The LICENSE file in the repository root contains a copyright notice only.

No other file that I could see in the repository of those that I checked had any license terms either.

In other words, as it stands this is not open source under any useful definition.

Which is sad because it looks very cool.

  • tylermw 5 years ago

    The license information for R packages is specified in the DESCRIPTION file for a "standard" open source license--this project is licensed under MIT, as specified there. For the MIT license, you need an additional LICENSE file that just states the copyright holder and year, which is exactly what the author has provided.

    • codetrotter 5 years ago

      So it is. All good then :)

      Ideally though, for the sake of people looking at the GitHub repo, I think they ought to do the following:

      1. Rename LICENSE file to COPYRIGHT and change the line

        License: MIT + file LICENSE
      
      in the DESCRIPTION file to

        License: MIT + file COPYRIGHT
      
      2. Put a full copy of the MIT license with both copyright notice and MIT license text in a file named LICENSE. This allows GitHub to recognize the license and tag the repo accordingly. Additionally it allows people to see the license by looking at that file regardless of language instead of having to know language specific conventions.

      3. Optionally, delete the LICENSE.md file unless it is useful elsewhere.

      Assuming of course that having the license text and not just copyright notice in LICENSE won’t interfere with R packaging tools once the DESCRIPTION file specifies to use file COPYRIGHT instead.

      • hadley 5 years ago

        I think that is good advice but it’s not a great fit for R packages due to the requirements that CRAN has for package submission. I’ve wrapped up my recommended practices in usethis::use_mit_license().

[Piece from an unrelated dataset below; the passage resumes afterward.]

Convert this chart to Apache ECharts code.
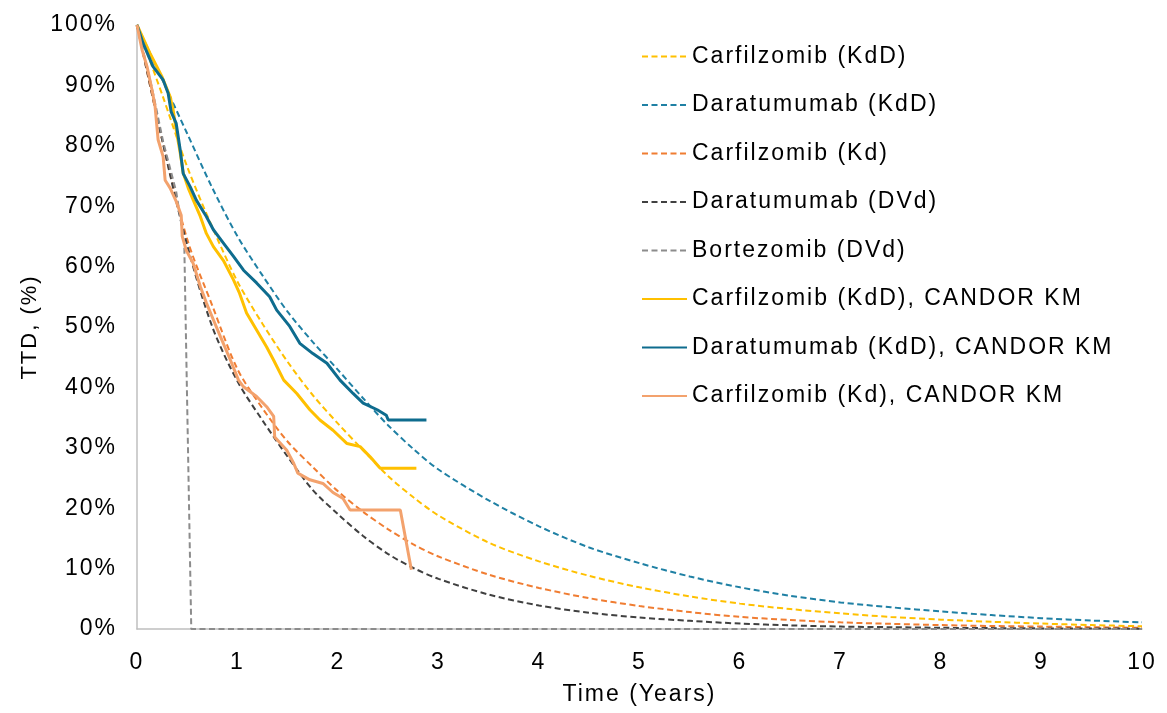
<!DOCTYPE html>
<html>
<head>
<meta charset="utf-8">
<script src="https://cdn.jsdelivr.net/npm/echarts@6/dist/echarts.min.js"></script>
<style>
  html, body { margin: 0; padding: 0; background: #fff; }
  #chart { width: 1167px; height: 713px; }
</style>
</head>
<body>
<div id="chart"></div>
<script>
// Time grid (years) shared by the parametric fits
const fitTimes = [0, 0.25, 0.5, 0.75, 1, 1.25, 1.5, 1.75, 2, 2.25, 2.5, 2.75, 3, 3.5, 4, 4.5, 5, 5.5, 6, 6.5, 7, 7.5, 8, 8.5, 9, 9.5, 10];

// Parametric TTD fits, % still on treatment
const carfKdDFit = [100, 88.5, 76.5, 66.5, 57.5, 50.5, 44.2, 38.7, 34, 29.6, 25.3, 21.8, 18.8, 14.3, 11.2, 8.8, 6.9, 5.4, 4.2, 3.3, 2.6, 2.0, 1.55, 1.2, 0.9, 0.65, 0.45];
const daraKdDFit = [100, 91, 82, 73, 65, 58.5, 52.5, 47.5, 42.9, 38.2, 33.7, 29.8, 26.4, 21.3, 17, 13.5, 10.9, 8.7, 6.9, 5.5, 4.4, 3.6, 2.9, 2.3, 1.8, 1.4, 1.1];
const carfKdFit  = [100, 81, 64.5, 53.5, 43, 36.5, 31, 26.8, 22.8, 19.4, 16.5, 14, 12, 9, 6.8, 5.1, 3.8, 2.8, 2.0, 1.5, 1.1, 0.85, 0.65, 0.5, 0.4, 0.3, 0.2];
const daraDVdFit = [100, 81, 63.5, 50, 41, 34.5, 28.5, 23, 19, 15.4, 12.4, 10.1, 8.3, 5.7, 3.9, 2.7, 1.9, 1.35, 0.9, 0.6, 0.4, 0.3, 0.2, 0.15, 0.1, 0.08, 0.05];

// Bortezomib (DVd): fixed-duration treatment, drops to zero
const bortTimes  = [0, 0.15, 0.26, 0.39, 0.47, 0.54, 10];
const bortValues = [100, 89.5, 80.7, 72.4, 64, 0, 0];

// CANDOR Kaplan-Meier curves: [years, %]
const carfKdDKM = [[0,100],[0.13,95.3],[0.25,91.4],[0.33,88.1],[0.36,85.9],[0.39,82.6],[0.43,78.8],[0.46,75.5],[0.51,73],[0.56,71],[0.63,68.3],[0.69,65.5],[0.76,63.3],[0.86,61],[0.96,57.8],[1.02,55.6],[1.09,52.3],[1.19,49.5],[1.29,46.7],[1.36,44.5],[1.46,41.2],[1.59,39],[1.72,36.3],[1.82,34.6],[1.95,32.9],[2.09,30.7],[2.22,30.2],[2.32,28.5],[2.42,26.6],[2.78,26.6]];
const daraKdDKM = [[0,100],[0.06,97],[0.16,93.1],[0.26,90.9],[0.31,88.7],[0.34,85.6],[0.39,83.7],[0.43,79.3],[0.46,75.4],[0.53,73.2],[0.59,71],[0.69,68.3],[0.76,66.1],[0.86,63.9],[0.96,61.7],[1.06,59.4],[1.19,57.3],[1.32,55],[1.39,52.8],[1.52,50.1],[1.62,47.3],[1.75,45.6],[1.89,44],[2.02,41.2],[2.15,39],[2.25,37.4],[2.39,36.3],[2.48,35.4],[2.5,34.6],[2.88,34.6]];
const carfKdKM  = [[0,100],[0.05,95.9],[0.1,93.1],[0.15,89.2],[0.18,86.5],[0.21,81],[0.26,78.2],[0.28,74.3],[0.33,73],[0.39,70.8],[0.44,68.5],[0.45,65],[0.49,62.7],[0.56,60.5],[0.63,56.7],[0.69,54],[0.76,51.2],[0.83,48.4],[0.93,44.5],[1.01,41.2],[1.06,40.1],[1.19,38.5],[1.29,36.8],[1.36,35.2],[1.37,31.8],[1.49,29.6],[1.56,27.4],[1.6,25.8],[1.72,24.7],[1.85,24.1],[1.95,22.6],[2.05,21.6],[2.12,19.7],[2.62,19.7],[2.73,9.8]];

const seriesNames = [
  'Carfilzomib (KdD)', 'Daratumumab (KdD)', 'Carfilzomib (Kd)', 'Daratumumab (DVd)', 'Bortezomib (DVd)',
  'Carfilzomib (KdD), CANDOR KM', 'Daratumumab (KdD), CANDOR KM', 'Carfilzomib (Kd), CANDOR KM'
];
const xTicks = [0, 1, 2, 3, 4, 5, 6, 7, 8, 9, 10];

// Slightly tracked-out lettering for all chart text
(function () {
  const proto = CanvasRenderingContext2D.prototype;
  const fill = proto.fillText;
  proto.fillText = function () {
    if ('letterSpacing' in this) this.letterSpacing = '2px';
    return fill.apply(this, arguments);
  };
})();

const FONT = 'Liberation Sans, Arial, sans-serif';
const pair = (ts, vs) => ts.map((t, i) => [t, vs[i]]);

function dashed(name, data, color, smooth) {
  return {
    name, type: 'line', data, smooth: smooth ? 0.3 : false, symbol: 'none',
    lineStyle: { color, width: 2, type: [6, 3.5] }, itemStyle: { color },
    emphasis: { disabled: true }, z: 2
  };
}
function solid(name, data, color) {
  return {
    name, type: 'line', data, symbol: 'none',
    lineStyle: { color, width: 3 }, itemStyle: { color },
    emphasis: { disabled: true }, z: 3
  };
}

const chart = echarts.init(document.getElementById('chart'), null, { renderer: 'canvas' });
chart.setOption({
  animation: false,
  backgroundColor: '#fff',
  grid: { left: 137, right: 25, top: 25, bottom: 84, containLabel: false },
  legend: {
    orient: 'vertical', left: 636, top: 40, itemWidth: 45, itemHeight: 14, itemGap: 25.5,
    data: seriesNames,
    itemStyle: { opacity: 0, color: 'rgba(0,0,0,0)', borderWidth: 0 },
    textStyle: { fontFamily: FONT, fontSize: 23, color: '#000' }
  },
  xAxis: {
    type: 'value', min: 0, max: 10, interval: 1,
    name: 'Time (Years)', nameLocation: 'middle', nameGap: 54,
    nameTextStyle: { fontFamily: FONT, fontSize: 23, color: '#000' },
    axisLine: { show: true, lineStyle: { color: '#bfbfbf', width: 1.5 } },
    axisTick: { show: false }, splitLine: { show: false },
    axisLabel: { margin: 22, fontFamily: FONT, fontSize: 23, color: '#000',
      formatter: v => xTicks.includes(v) ? String(v) : '' }
  },
  yAxis: {
    type: 'value', min: 0, max: 100, interval: 10,
    name: 'TTD, (%)', nameLocation: 'middle', nameGap: 96, nameRotate: 90,
    nameTextStyle: { fontFamily: FONT, fontSize: 22, color: '#000' },
    axisLine: { show: true, lineStyle: { color: '#bfbfbf', width: 1.5 } },
    axisTick: { show: false }, splitLine: { show: false },
    axisLabel: { margin: 20, fontFamily: FONT, fontSize: 23, color: '#000', formatter: '{value}%' }
  },
  series: [
    dashed(seriesNames[0], pair(fitTimes, carfKdDFit), '#FFC000', true),
    dashed(seriesNames[1], pair(fitTimes, daraKdDFit), '#1F80A4', true),
    dashed(seriesNames[2], pair(fitTimes, carfKdFit), '#F07D32', true),
    dashed(seriesNames[3], pair(fitTimes, daraDVdFit), '#404040', true),
    dashed(seriesNames[4], pair(bortTimes, bortValues), '#8C8C8C', false),
    solid(seriesNames[5], carfKdDKM, '#FFC000'),
    solid(seriesNames[6], daraKdDKM, '#0E6C8E'),
    solid(seriesNames[7], carfKdKM, '#F3A26D')
  ]
});
</script>
</body>
</html>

chestervonwinch 5 years ago

Cool! I had wanted to do something similar to make use of a stockpile of bottle caps that I was collecting. However, it went beyond the time I was willing to invest. There's some additional difficulties with bottle caps of course because of the shape and non-uniform color.

garyclarke27 5 years ago

Looks cool, just wondering (I don’t know R but plan to learn it soon) - Could this be a base, to build something like Minecraft in R?

  • Macuyiko 5 years ago

    Like, playable and all? Very unlikely. It's not going to be fast enough and R is not typically the language you'd use for games.

    But to e.g. import a Minecraft world and render it with the rayshader package? That might actually be a fun idea!

  • javierluraschi 5 years ago

    Got your back! I've been working on a JS voxels side project which I just made available for R: https://github.com/javierluraschi/voxels

    I still need to add support to add voxels from R and retrieve them, but should be straightforward, the hard part was putting together the rendering engine.

Traminer 5 years ago

Ok, but, why?

  • fleshfly 5 years ago

    i mean I could think of a few...intuitive 3d object creation (everyone understands the concept of lego), data based automation or creation of 3d visualizations, already lots of existing models that exist making it simple to mockup 3d structures, scenes, diagrams, or concepts for the artistically untrained. Basically Lego is a super intuitive way to create visualizations I'm surprised I haven't seen more of this type of stuff.